Не щадя себя, признаюсь, что я слабая. Все эти годы гордилась своими решимостью и бесстрашием, а перед лицом трагедии — сдалась. Сдулась, как шарик, забытый в конце детского праздника. Во время похищения я боролась, пиналась, кусалась. Даже плевалась. А уж ненавидящие речи, с которыми я выступала, запомнятся надолго, и не только мне. Вернувшись домой, я сошла на нет. Вышла из игры и замуровала двери, ведущие обратно.
Меня продержали на складе несколько дней, чтобы я уже никогда не смогла восстановиться до прежнего уровня. С каждым днём шансы на полное выздоровление падали.
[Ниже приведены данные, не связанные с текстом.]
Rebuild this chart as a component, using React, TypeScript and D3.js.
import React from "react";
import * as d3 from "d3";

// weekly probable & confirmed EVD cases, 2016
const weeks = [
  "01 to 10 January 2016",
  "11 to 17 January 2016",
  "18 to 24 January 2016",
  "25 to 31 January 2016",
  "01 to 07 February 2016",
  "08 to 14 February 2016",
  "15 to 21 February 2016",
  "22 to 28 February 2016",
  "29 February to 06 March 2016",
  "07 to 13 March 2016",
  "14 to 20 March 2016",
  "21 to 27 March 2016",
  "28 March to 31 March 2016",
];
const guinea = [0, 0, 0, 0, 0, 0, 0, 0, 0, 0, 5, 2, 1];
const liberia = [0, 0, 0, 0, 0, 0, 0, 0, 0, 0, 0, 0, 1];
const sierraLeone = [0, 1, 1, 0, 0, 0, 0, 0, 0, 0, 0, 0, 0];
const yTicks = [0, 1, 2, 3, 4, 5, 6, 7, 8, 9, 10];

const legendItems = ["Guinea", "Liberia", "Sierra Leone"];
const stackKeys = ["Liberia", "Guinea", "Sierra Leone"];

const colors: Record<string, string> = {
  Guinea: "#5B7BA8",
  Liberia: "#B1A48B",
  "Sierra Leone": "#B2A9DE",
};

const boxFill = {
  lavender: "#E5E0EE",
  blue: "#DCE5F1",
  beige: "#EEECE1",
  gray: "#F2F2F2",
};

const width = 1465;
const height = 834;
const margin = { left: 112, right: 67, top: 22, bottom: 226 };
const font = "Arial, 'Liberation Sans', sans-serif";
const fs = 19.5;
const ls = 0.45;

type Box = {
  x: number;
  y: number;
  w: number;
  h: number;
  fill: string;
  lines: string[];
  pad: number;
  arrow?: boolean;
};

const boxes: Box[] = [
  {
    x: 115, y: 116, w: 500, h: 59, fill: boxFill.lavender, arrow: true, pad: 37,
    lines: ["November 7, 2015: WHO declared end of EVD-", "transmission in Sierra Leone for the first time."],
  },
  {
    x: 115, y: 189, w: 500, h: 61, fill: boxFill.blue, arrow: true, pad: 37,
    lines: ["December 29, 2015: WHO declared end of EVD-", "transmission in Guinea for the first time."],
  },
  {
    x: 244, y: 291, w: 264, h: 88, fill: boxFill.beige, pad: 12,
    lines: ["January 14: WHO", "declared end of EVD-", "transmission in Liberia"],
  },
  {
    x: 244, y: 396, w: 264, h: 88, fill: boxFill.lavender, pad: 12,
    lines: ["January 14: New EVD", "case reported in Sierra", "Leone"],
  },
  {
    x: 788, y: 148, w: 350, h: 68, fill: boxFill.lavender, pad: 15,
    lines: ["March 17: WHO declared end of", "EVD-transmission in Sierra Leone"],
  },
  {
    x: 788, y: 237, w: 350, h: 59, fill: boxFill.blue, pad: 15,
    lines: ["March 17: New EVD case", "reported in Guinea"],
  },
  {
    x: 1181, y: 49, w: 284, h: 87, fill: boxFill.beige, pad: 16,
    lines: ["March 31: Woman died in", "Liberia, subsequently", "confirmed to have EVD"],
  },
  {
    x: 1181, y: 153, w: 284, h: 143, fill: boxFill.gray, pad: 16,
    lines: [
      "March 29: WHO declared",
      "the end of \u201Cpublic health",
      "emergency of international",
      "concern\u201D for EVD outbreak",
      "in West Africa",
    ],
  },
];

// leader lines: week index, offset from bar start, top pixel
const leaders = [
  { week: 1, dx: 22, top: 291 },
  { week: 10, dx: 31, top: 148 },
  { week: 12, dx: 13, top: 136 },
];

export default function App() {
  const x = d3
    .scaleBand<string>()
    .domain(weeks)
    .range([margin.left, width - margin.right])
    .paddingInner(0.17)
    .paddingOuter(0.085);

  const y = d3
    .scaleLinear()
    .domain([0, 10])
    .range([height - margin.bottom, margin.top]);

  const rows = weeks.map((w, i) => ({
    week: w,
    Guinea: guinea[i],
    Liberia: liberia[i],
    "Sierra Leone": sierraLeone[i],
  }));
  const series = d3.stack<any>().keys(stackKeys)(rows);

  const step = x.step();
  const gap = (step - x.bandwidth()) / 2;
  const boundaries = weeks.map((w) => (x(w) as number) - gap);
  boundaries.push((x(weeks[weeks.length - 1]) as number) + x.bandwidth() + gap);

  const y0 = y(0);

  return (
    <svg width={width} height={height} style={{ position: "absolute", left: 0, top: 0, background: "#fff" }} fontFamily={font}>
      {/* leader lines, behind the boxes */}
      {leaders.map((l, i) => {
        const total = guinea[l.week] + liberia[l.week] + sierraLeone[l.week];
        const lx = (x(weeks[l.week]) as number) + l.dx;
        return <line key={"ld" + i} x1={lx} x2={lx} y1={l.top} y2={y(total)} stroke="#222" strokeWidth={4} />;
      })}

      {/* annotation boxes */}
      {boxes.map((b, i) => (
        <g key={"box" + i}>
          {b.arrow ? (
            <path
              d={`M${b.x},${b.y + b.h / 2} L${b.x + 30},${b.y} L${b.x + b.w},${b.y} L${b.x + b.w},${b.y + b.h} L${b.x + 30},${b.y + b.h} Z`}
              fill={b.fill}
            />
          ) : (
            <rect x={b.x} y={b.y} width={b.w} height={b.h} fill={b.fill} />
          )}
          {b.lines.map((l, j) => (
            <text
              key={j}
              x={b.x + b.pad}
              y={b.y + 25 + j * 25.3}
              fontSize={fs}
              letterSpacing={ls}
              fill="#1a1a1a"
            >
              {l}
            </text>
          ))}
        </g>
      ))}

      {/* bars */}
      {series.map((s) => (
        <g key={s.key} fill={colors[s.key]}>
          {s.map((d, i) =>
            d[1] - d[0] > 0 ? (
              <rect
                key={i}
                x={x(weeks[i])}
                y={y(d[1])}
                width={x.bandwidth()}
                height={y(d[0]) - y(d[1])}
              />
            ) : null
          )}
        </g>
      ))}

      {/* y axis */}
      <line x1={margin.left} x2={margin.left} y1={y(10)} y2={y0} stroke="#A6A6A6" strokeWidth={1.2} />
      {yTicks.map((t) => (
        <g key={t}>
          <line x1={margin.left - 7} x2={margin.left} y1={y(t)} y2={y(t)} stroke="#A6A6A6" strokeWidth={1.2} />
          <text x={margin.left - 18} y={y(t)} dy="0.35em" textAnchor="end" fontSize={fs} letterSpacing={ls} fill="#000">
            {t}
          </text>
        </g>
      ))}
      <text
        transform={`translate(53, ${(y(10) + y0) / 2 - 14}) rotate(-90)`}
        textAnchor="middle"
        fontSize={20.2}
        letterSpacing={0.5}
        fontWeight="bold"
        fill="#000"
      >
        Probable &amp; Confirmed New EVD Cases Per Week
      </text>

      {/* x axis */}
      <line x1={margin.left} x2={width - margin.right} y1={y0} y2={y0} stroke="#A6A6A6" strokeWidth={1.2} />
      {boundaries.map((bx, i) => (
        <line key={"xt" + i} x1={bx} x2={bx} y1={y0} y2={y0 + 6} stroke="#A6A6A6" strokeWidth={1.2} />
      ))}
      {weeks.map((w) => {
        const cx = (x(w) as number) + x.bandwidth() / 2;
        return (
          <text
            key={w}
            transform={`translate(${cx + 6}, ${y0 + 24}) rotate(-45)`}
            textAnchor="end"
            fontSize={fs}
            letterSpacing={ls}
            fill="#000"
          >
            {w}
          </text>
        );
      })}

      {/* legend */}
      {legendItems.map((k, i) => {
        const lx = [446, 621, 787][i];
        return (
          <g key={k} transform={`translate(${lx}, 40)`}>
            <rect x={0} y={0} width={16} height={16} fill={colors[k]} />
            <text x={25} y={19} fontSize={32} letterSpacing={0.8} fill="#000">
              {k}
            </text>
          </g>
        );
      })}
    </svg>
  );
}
Как и предсказал Седов, как только меня отпустили, я побежала в больницу, надеясь на магическое исцеление. Операция заняла несколько часов. И вот — зашиты сухожилия, восстановлены нервы. А что делать с моей душой? Той самой, которая знает — на сто процентов — что я никогда уже не буду хирургом? Никогда уже не буду собой.
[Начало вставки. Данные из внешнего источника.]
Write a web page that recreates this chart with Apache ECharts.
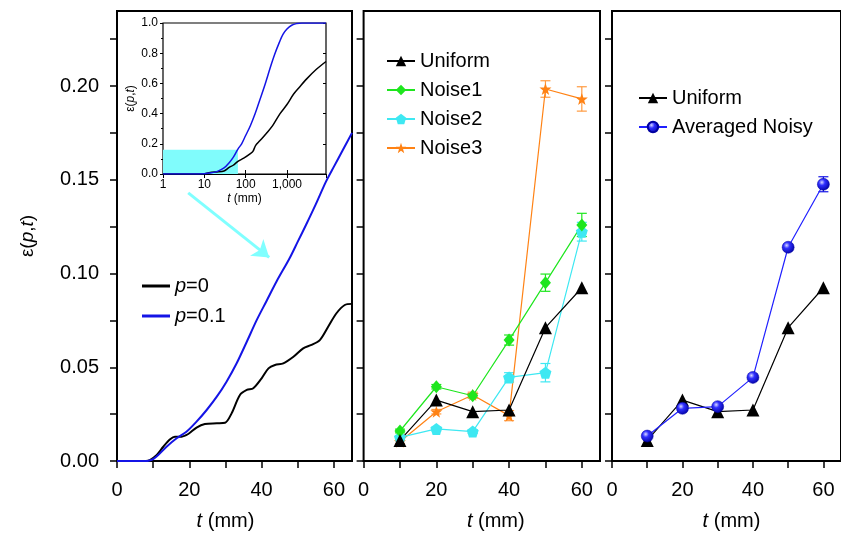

В полицию я не пошла. Нет смысла. Кто я — и кто Седов. Он сделает именно так, как обещал, — искалечит мою вторую руку, и никто не сможет меня защитить. Кроме этого он… нет, не буду оправдываться. Молчать — моё право.
Правду узнали двое — хирург, к которому я обратилась за помощью, и Ярослав Игоревич.
Хирургу хватило одного взгляда на повреждения, чтобы понять правду.
— Тебя порезали, — категорически сказал он, разглядывая мою руку. — Сосуды вообще не тронули, их интересовали сухожилия. Значит так, Лера: сначала расскажешь технические детали. Кто резал, когда, в каких условиях и с какой целью. Утаишь хоть малейшую деталь — откажусь оперировать. Я сделаю всё возможное, но ты и сама понимаешь: прошло слишком много времени для полного восстановления. После операции займёмся остальными вопросами — полиция и всё такое. Устраивает?
Я медленно кивнула и отвернулась.
Других вариантов не имелось, поэтому я рассказала ему правду. Отрешённо и тихо, пряча эмоции за медицинским жаргоном.
— Я постараюсь, Лера, — пообещал хирург. Голосом, охрипшим от пронзительной искренности сказанных слов.
Меня повезли в операционную.
По пути к нам подбежал Ярослав Игоревич. Он не видел меня со дня похищения и знал только версию истории, которую придумали люди Седова.
— Ты что, Леонова?? На кой ты такое сотворила?? — заорал он, толкнув каталку к стене и отсылая медсестёр и санитарок подальше. Когда мы остались одни, он склонился к моему лицу и глубоко задышал, сдерживая волнение. — Тебя ждало блестящее будущее, а ты… Лера!! Скажи, почему ты не пришла ко мне, не поговорила?? Зачем себя изрезала? Мне звонил психиатр, рассказал, что ты сделала… почему ты не обратилась за помощью?!